Following the Policies of Economist John Maynard Keynes is Not Change We Can Believe In
The ideas of economist John Maynard Keynes are very enticing that the government can stimulate economic growth by running a deficit increasing aggregate demand.
The theory depends significantly upon the multiplier effect and the government should direct the money to those having a high propensity to spend. So build a bridge, pay construction workers who need candles who will buy from the candlestick maker, who needs bread who will buy from the baker.
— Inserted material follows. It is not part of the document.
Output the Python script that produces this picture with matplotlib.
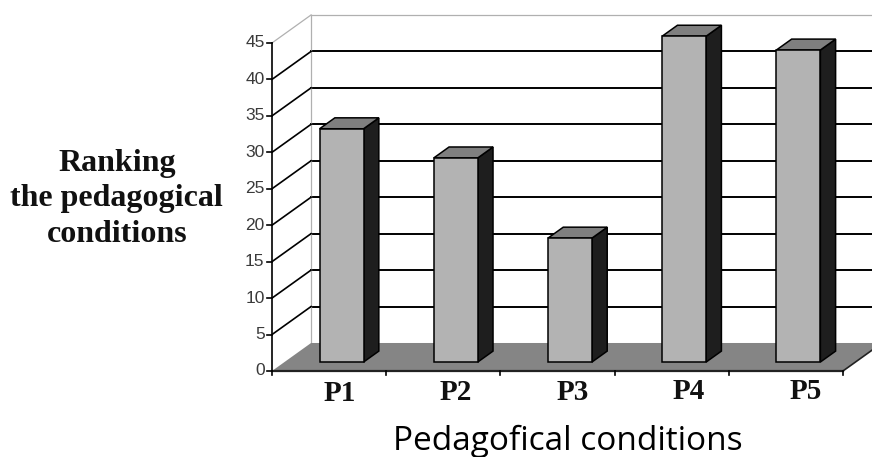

It would all be great, but it has been tried, and failed.
For example:
- 1937, after five years of Franklin D. Roosevelt's New Deal industrial
production significantly contracted
- Richard Nixon observed in 1971 "We are all Keynesians now" and his
intervention included widespread price and wage controls. The results were negative
- Not being too quick on the uptake, President James Earl Carter Jr. used
Keynesian principles and managed to get stagflation, both a high unemployment rate and a high inflation rate
- Japan since 1990 has greatly expanded its public debt building
infrastructure to stimulate its economy with lousy results
- Unbelievably more recently in 2008, President George W. Bush joined
Congressional Democrats in a bipartisan $150 billion stimulus package; critics said it was Keynesian and would only have a positive short-term effect.
A definition of insanity is doing the same thing over and over and expecting a different result.
Following the policies of economist John Maynard Keynes is not change we can believe in.